* begin *

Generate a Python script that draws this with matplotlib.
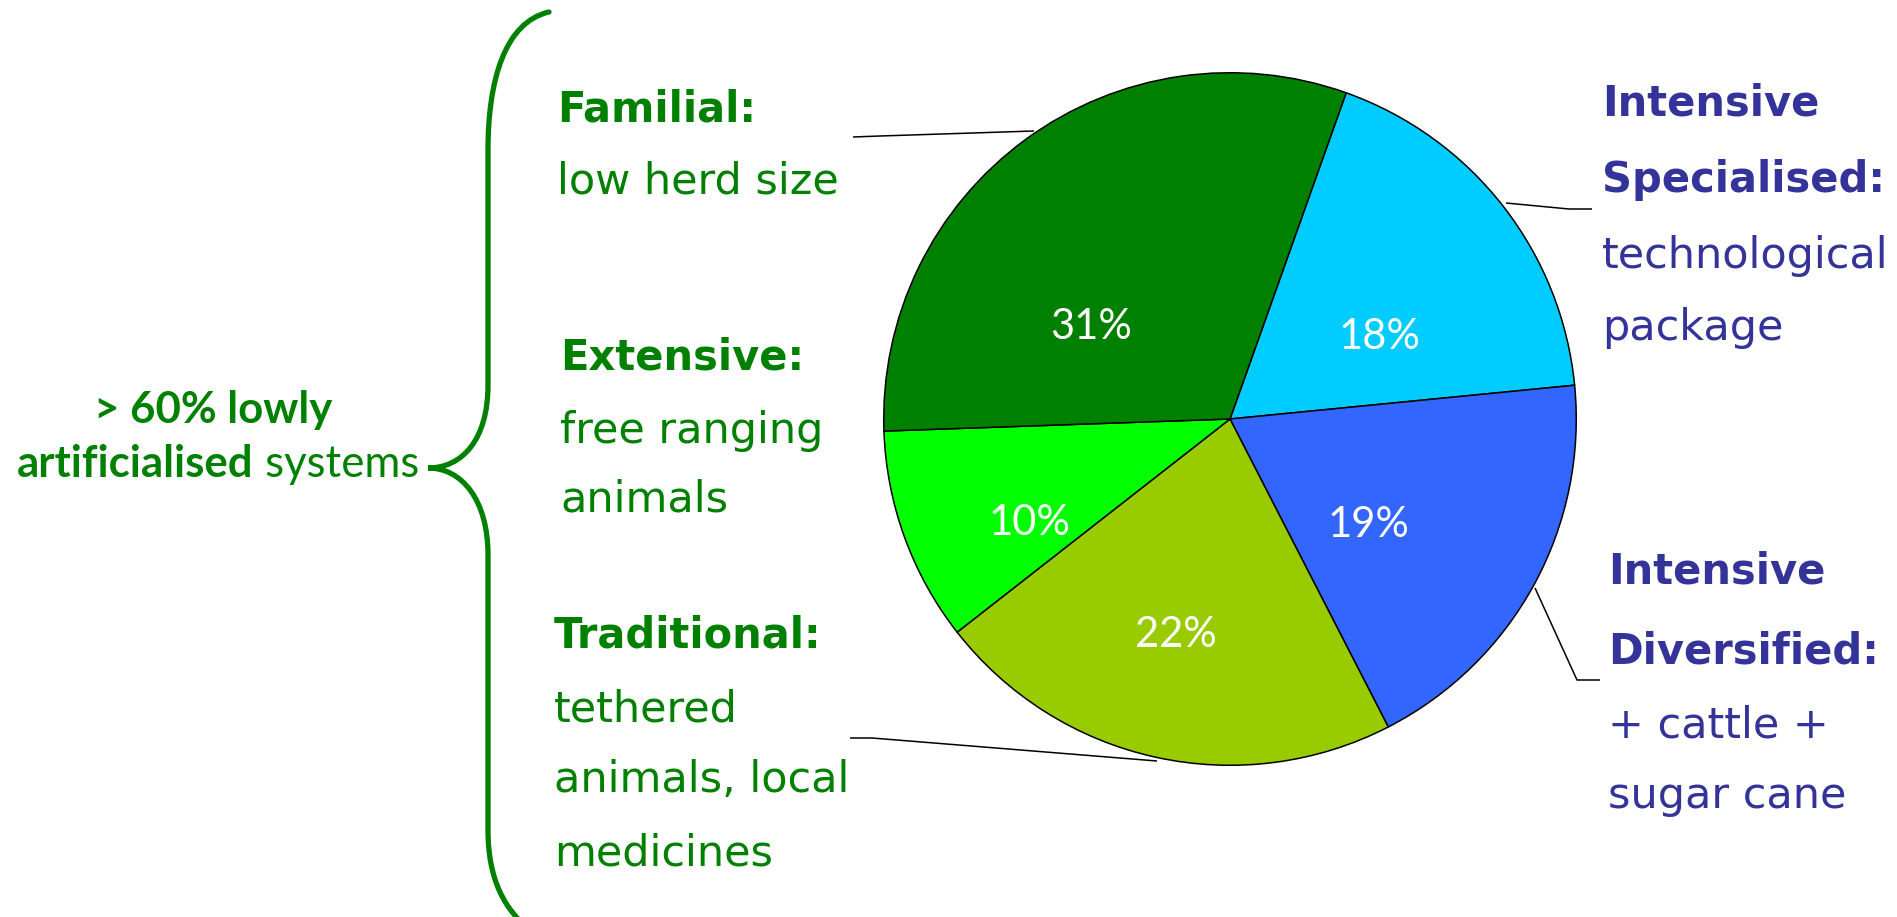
import matplotlib

matplotlib.use('Agg')

import matplotlib.pyplot as plt
from matplotlib.path import Path
from matplotlib.patches import PathPatch

# data
labels = ['Intensive Specialised', 'Intensive Diversified', 'Traditional', 'Extensive', 'Familial']
shares = [18, 19, 22, 10, 31]
colors = ['#00CCFF', '#3366FF', '#99CC00', '#00FF00', '#008000']

# where the % labels sit inside the pie (in pie radius units)
pct_pos = [(0.431, 0.236), (0.399, -0.305), (-0.155, -0.624), (-0.580, -0.299), (-0.402, 0.267)]

green_txt = '#008000'
blue_txt = '#333399'
hand_font = 'DejaVu Sans'

W, H = 1897, 917
fig = plt.figure(figsize=(W / 100, H / 100), dpi=100)

# overlay in pixel coords for text, brace, leader lines
ov = fig.add_axes([0, 0, 1, 1])
ov.set_xlim(0, W)
ov.set_ylim(H, 0)
ov.axis('off')

# pie
cx, cy, r = 1230, 419, 348
ax = fig.add_axes([(cx - r) / W, 1 - (cy + r) / H, 2 * r / W, 2 * r / H])
wedges, _, autotexts = ax.pie(shares, colors=colors, startangle=70.4, counterclock=False,
                              autopct='%d%%', radius=1,
                              wedgeprops=dict(edgecolor='black', linewidth=1.1),
                              textprops=dict(color='white', fontsize=30, family='Lato'))
for t, p in zip(autotexts, pct_pos):
    t.set_position(p)
    t.set_ha('center')
    t.set_va('center')
ax.set_xlim(-1.005, 1.005)
ax.set_ylim(-1.005, 1.005)
ax.set_aspect('equal')

# leader lines
leaders = [
    [(853, 137), (880, 136), (1034, 131)],
    [(1592, 209), (1569, 209), (1506, 203)],
    [(1600, 680), (1577, 680), (1535, 588)],
    [(850, 738), (872, 738), (1157, 761)],
]
for pts in leaders:
    xs, ys = zip(*pts)
    ov.plot(xs, ys, color='black', lw=1.1, solid_capstyle='butt')

# curly brace
verts = [(549, 12), (505, 22), (488, 80), (488, 150),
         (488, 385),
         (488, 440), (462, 468), (428, 468),
         (462, 468), (488, 500), (488, 555),
         (488, 830),
         (488, 880), (505, 910), (530, 930)]
codes = [Path.MOVETO, Path.CURVE4, Path.CURVE4, Path.CURVE4,
         Path.LINETO,
         Path.CURVE4, Path.CURVE4, Path.CURVE4,
         Path.CURVE4, Path.CURVE4, Path.CURVE4,
         Path.LINETO,
         Path.CURVE4, Path.CURVE4, Path.CURVE4]
ov.add_patch(PathPatch(Path(verts, codes), facecolor='none', edgecolor=green_txt,
                       lw=3.8, capstyle='round'))


def label(x, y, s, color, bold=False, size=None):
    ov.text(x, y, s, color=color, family=hand_font, va='baseline', ha='left',
            fontsize=size or (30 if bold else 31), fontweight='bold' if bold else 'normal')


# left side group (green)
label(557, 121, 'Familial:', green_txt, bold=True)
label(557, 194, 'low herd size', green_txt)
label(560, 369, 'Extensive:', green_txt, bold=True)
label(560, 443, 'free ranging', green_txt)
label(560, 511, 'animals', green_txt)
label(554, 647, 'Traditional:', green_txt, bold=True)
label(554, 722, 'tethered', green_txt)
label(554, 792, 'animals, local', green_txt)
label(554, 866, 'medicines', green_txt)

# right side (blue)
label(1602, 115, 'Intensive', blue_txt, bold=True)
label(1602, 192, 'Specialised:', blue_txt, bold=True)
label(1602, 268, 'technological', blue_txt)
label(1602, 340, 'package', blue_txt)
label(1608, 583, 'Intensive', blue_txt, bold=True)
label(1608, 663, 'Diversified:', blue_txt, bold=True)
label(1608, 738, '+ cattle +', blue_txt)
label(1608, 808, 'sugar cane', blue_txt)

# brace caption
cap_size = 31.5
ov.text(213, 423, '> 60% lowly', color=green_txt, family='Lato', fontweight='bold',
        fontsize=cap_size, ha='center', va='baseline')
renderer = fig.canvas.get_renderer()
t1 = ov.text(0, 477, 'artificialised', color=green_txt, family='Lato', fontweight='bold',
             fontsize=cap_size, ha='left', va='baseline')
t2 = ov.text(0, 477, ' systems', color=green_txt, family='Lato',
             fontsize=cap_size, ha='left', va='baseline')
w1 = t1.get_window_extent(renderer).width
w2 = t2.get_window_extent(renderer).width
x0 = 419 - (w1 + w2)
t1.set_x(x0)
t2.set_x(x0 + w1)

fig.savefig('out.png', dpi=100, facecolor='white')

* end *

=== Given task ===
Set the lines above down again, word for word, from the first through the one containing "ov.axis('off')"; pictures excluded.

=== Task result ===
Generate a Python script that draws this with matplotlib.
import matplotlib

matplotlib.use('Agg')

import matplotlib.pyplot as plt
from matplotlib.path import Path
from matplotlib.patches import PathPatch

# data
labels = ['Intensive Specialised', 'Intensive Diversified', 'Traditional', 'Extensive', 'Familial']
shares = [18, 19, 22, 10, 31]
colors = ['#00CCFF', '#3366FF', '#99CC00', '#00FF00', '#008000']

# where the % labels sit inside the pie (in pie radius units)
pct_pos = [(0.431, 0.236), (0.399, -0.305), (-0.155, -0.624), (-0.580, -0.299), (-0.402, 0.267)]

green_txt = '#008000'
blue_txt = '#333399'
hand_font = 'DejaVu Sans'

W, H = 1897, 917
fig = plt.figure(figsize=(W / 100, H / 100), dpi=100)

# overlay in pixel coords for text, brace, leader lines
ov = fig.add_axes([0, 0, 1, 1])
ov.set_xlim(0, W)
ov.set_ylim(H, 0)
ov.axis('off')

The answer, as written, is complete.